Clube de Compras Dallas
Clube de Compras Dallas (Dallas Buyers Club, 2013), de Jean-Marc Vallée
Jean-Marc Vallée volta a realizar um filme que merece consideração, ainda que não esteja muito nítido se, além do interesse que desperta, Clube de Compras Dallas é de fato bom. Tem o mérito de tocar num tema espinhoso (AIDS) sem ser sórdido e não se furta em criticar nem a indústria farmacêutica nem o governo americano (e a gente sabe o que acontece toda vez que o Estado baixa a guarda para os interesses dos “homens de negócio” – ver mais em Robocop, o original, não o de Padilha). Também conta com atores dispostos ao risco da fragilidade física para viver um personagem, o que é sempre comovente. Mas tudo isso é suficiente para colocar Clube de Compras Dallas um degrau acima?
Vejamos: um homem homofóbico tem de conviver forçosamente com um homossexual e, no caminho, torna-se menos escroto. Já vimos esse filme antes e ele se chama Filadélfia, com a diferença que Jonathan Demme tenta trabalhar na modulação do melodrama (há uma história de amor como subplot) e preconceito, enquanto Vallée foca na luta de um indivíduo contra o mundo, motivado menos pela nobreza estóica e mais por uma energia reativa.
Também dá para encaixar Clube de Compras Dallas na categoria do filme de aprendizado: todos os personagens se tornam seres humanos melhores. Ron Woodroof (Matthew McConaughey) aprende a ser menos homofóbico, na linha “abra a sua mente, gay também é gente”; Rayon (Jared Leto) se desarma do cinismo e reaprende a confiar em alguém; Eve (Jennifer Garner) vai da crença ao questionamento profundo ao seu papel como médica, culminando no plano da quebra da parede.
Replicar estruturas narrativas consolidadas não é necessariamente o problema. A limitação desse filme está em como muitas das sequências chegam sempre como passagens pelas quais o filme obrigatoriamente teria de trafegar, não como representações dramáticas que provoquem uma experiência estética e afetiva. Como se antes de sentirmos a força de uma cena viesse antes a sensação de “ah, essa cena significa x ou y no conjunto do filme”. Exemplo: o aperto de mão entre Ron e Rayon. A beleza que ali poderia estar contida fica em segundo plano na necessidade de realçar que o homofóbico aprendeu olhar o outro, enquanto o gay baixou a guarda do medo da ameaça.

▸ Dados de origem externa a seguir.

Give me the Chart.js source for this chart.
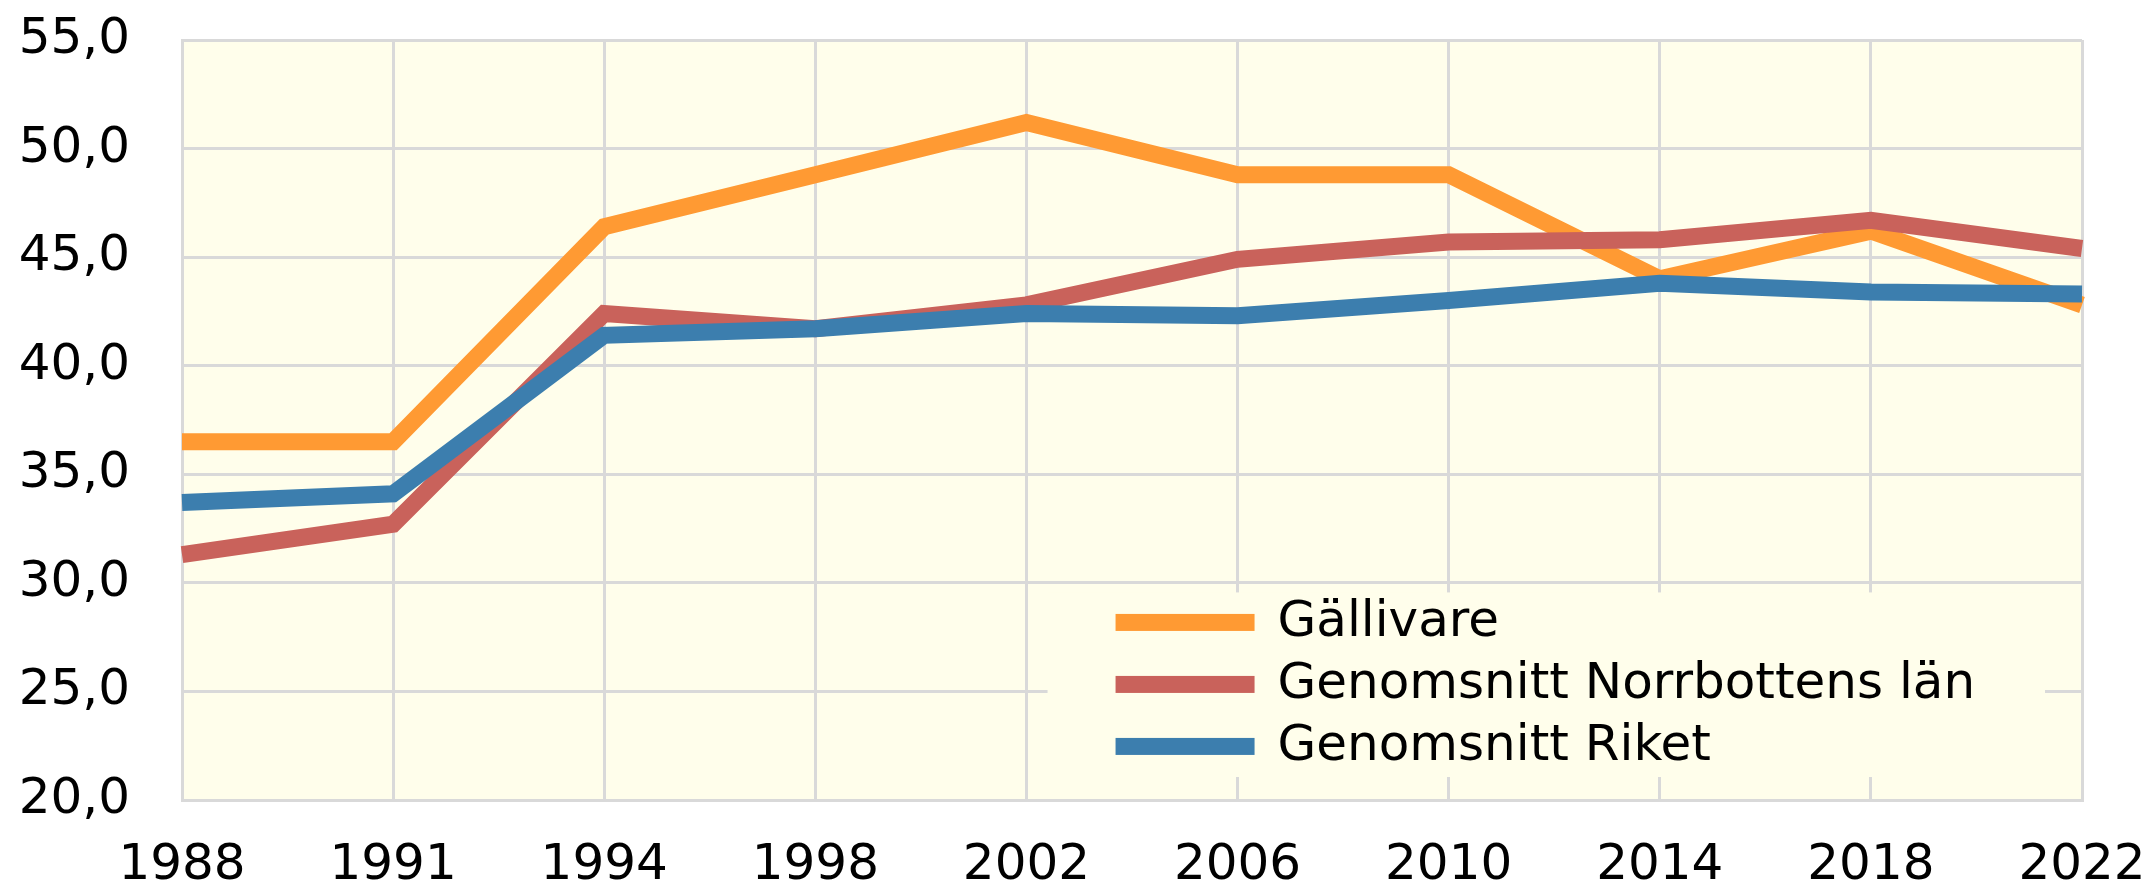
<!DOCTYPE html>
<html>
<head>
<meta charset="utf-8">
<script src="https://cdn.jsdelivr.net/npm/chart.js@4/dist/chart.umd.min.js"></script>
<style>
  html, body { margin: 0; padding: 0; background: #ffffff; }
  #wrap { width: 2154px; height: 889px; position: relative; }
</style>
</head>
<body>
<div id="wrap"><canvas id="c" width="2154" height="889"></canvas></div>
<script>
const years = ["1988", "1991", "1994", "1998", "2002", "2006", "2010", "2014", "2018", "2022"];
const seriesNames = ["Gällivare", "Genomsnitt Norrbottens län", "Genomsnitt Riket"];
const gallivare = [36.5, 36.5, 46.4, 48.8, 51.2, 48.8, 48.8, 44.0, 46.2, 42.8];
const norrbotten = [31.3, 32.7, 42.4, 41.7, 42.8, 44.9, 45.7, 45.8, 46.7, 45.4];
const riket = [33.7, 34.1, 41.4, 41.7, 42.4, 42.3, 43.0, 43.8, 43.4, 43.3];
const yTicks = [20, 25, 30, 35, 40, 45, 50, 55];

const colors = ["#FF9A33", "#C9625B", "#3C7EAE"];
const plotBg = "#FFFEEB";
const gridColor = "#D9D9D9";
const FONT = "'DejaVu Sans', Verdana, sans-serif";

const bgPlugin = {
  id: 'plotBg',
  beforeDraw(chart) {
    const a = chart.chartArea, ctx = chart.ctx;
    ctx.save();
    ctx.fillStyle = plotBg;
    ctx.fillRect(a.left, a.top, a.right - a.left, a.bottom - a.top);
    ctx.restore();
  }
};

const legendPlugin = {
  id: 'innerLegend',
  beforeDatasetsDraw(chart) {
    const ctx = chart.ctx;
    const xs = chart.scales.x, ys = chart.scales.y;
    const left = xs.getPixelForValue(5) - 190;
    const right = xs.getPixelForValue(9) - 37;
    const top = ys.getPixelForValue(25) - 99;
    const bottom = ys.getPixelForValue(20) - 23;
    ctx.save();
    ctx.fillStyle = plotBg;
    ctx.fillRect(left, top, right - left, bottom - top);
    ctx.font = "50px " + FONT;
    ctx.textBaseline = "middle";
    ctx.textAlign = "left";
    const rowY0 = top + 30, rowStep = 62;
    chart.data.datasets.forEach((ds, i) => {
      const y = rowY0 + i * rowStep;
      ctx.fillStyle = ds.borderColor;
      ctx.fillRect(left + 68, y - 8.5, 139, 17);
      ctx.fillStyle = "#000000";
      ctx.fillText(ds.label, left + 230, y + 1);
    });
    ctx.restore();
  }
};

const ctx = document.getElementById('c').getContext('2d');
new Chart(ctx, {
  type: 'line',
  data: {
    labels: years,
    datasets: [
      { label: seriesNames[0], data: gallivare, borderColor: colors[0], backgroundColor: colors[0], order: 3 },
      { label: seriesNames[1], data: norrbotten, borderColor: colors[1], backgroundColor: colors[1], order: 2 },
      { label: seriesNames[2], data: riket, borderColor: colors[2], backgroundColor: colors[2], order: 1 }
    ]
  },
  options: {
    responsive: false,
    animation: false,
    devicePixelRatio: 1,
    layout: { autoPadding: false, padding: { top: 40, right: 72, bottom: 0, left: 0 } },
    elements: {
      line: { borderWidth: 17, tension: 0, borderJoinStyle: 'miter', borderCapStyle: 'butt' },
      point: { radius: 0, hoverRadius: 0 }
    },
    plugins: {
      legend: { display: false },
      tooltip: { enabled: false }
    },
    scales: {
      x: {
        offset: false,
        grid: { color: gridColor, lineWidth: 3, drawTicks: false },
        border: { display: true, color: gridColor, width: 3 },
        ticks: {
          color: "#000000",
          font: { family: FONT, size: 50, lineHeight: 1.2 },
          padding: 36,
          maxRotation: 0,
          autoSkip: false
        },
        afterFit(scale) {
          scale.height = 89;
          scale.paddingLeft = 0; scale.paddingRight = 0;
          scale.paddingTop = 0; scale.paddingBottom = 0;
        }
      },
      y: {
        min: 20,
        max: 55,
        afterBuildTicks(scale) { scale.ticks = yTicks.map(v => ({ value: v })); },
        grid: { color: gridColor, lineWidth: 3, drawTicks: false },
        border: { display: true, color: gridColor, width: 3 },
        ticks: {
          color: "#000000",
          font: { family: FONT, size: 50, lineHeight: 1.2 },
          padding: 52,
          callback: (v) => v.toFixed(1).replace('.', ',')
        },
        afterFit(scale) {
          scale.width = 182;
          scale.paddingLeft = 0; scale.paddingRight = 0;
          scale.paddingTop = 0; scale.paddingBottom = 0;
        }
      }
    }
  },
  plugins: [bgPlugin, legendPlugin]
});
</script>
</body>
</html>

É possível fazer, ao mesmo tempo, as pontuações necessárias para manter o conjunto do filme de pé e ainda assim entregar cenas que se sustentem além dessa função de muleta. Quando Baby descobre que Max comprou as fitas do porteiro para ocultar o homocídio culposo em É Proibido Fumar é um desses momentos.
O próprio Vallée, que dentro do panorama do cinema quebecois contemporâneo com circulação internacional tem uma das obras mais moderadas, já conseguiu isso. Quando Zach dubla e dança Space Odity no seu quarto para, em seguida, descobrir que está sendo ridicularizado por quem o assiste na rua, é uma cena tanto necessária para apontar o desenvolvimento do personagem (cada tentativa sua de saída do casulo é respondida com repressão e culpa) quanto tem força poética em C.R.A.Z.Y..
Com Clube de Compras Dallas isso não ocorre. Talvez porque Vallée esteja se tornando sóbrio demais ou porque o próprio roteiro não tenha permitido muito além de cenas ilustrativas que carregam a responsabilidade de sempre definir algo da totalidade do universo que o filme aborda. Legal que possamos ver o FDA – equivalente a Anvisa dos americanos – contra a parede. Sim, eles grosseiramente retardaram a chegada e regularização de novas drogas no combate a AIDS, cenário que tanto o livro O Prazer com Risco de Vida (1987) quanto seu desdobramento audiovisual, E a Vida Continua (1991), esmiuçaram.
Sim, Matthew McConaughey emagreceu deveras e tem sua assustadora magreza explorada com parcimônia por Vallée. Ainda assim, falta a Clube de Compra Dallas uma preocupação menos episódica e mais da ordem da experiência cinematográfica.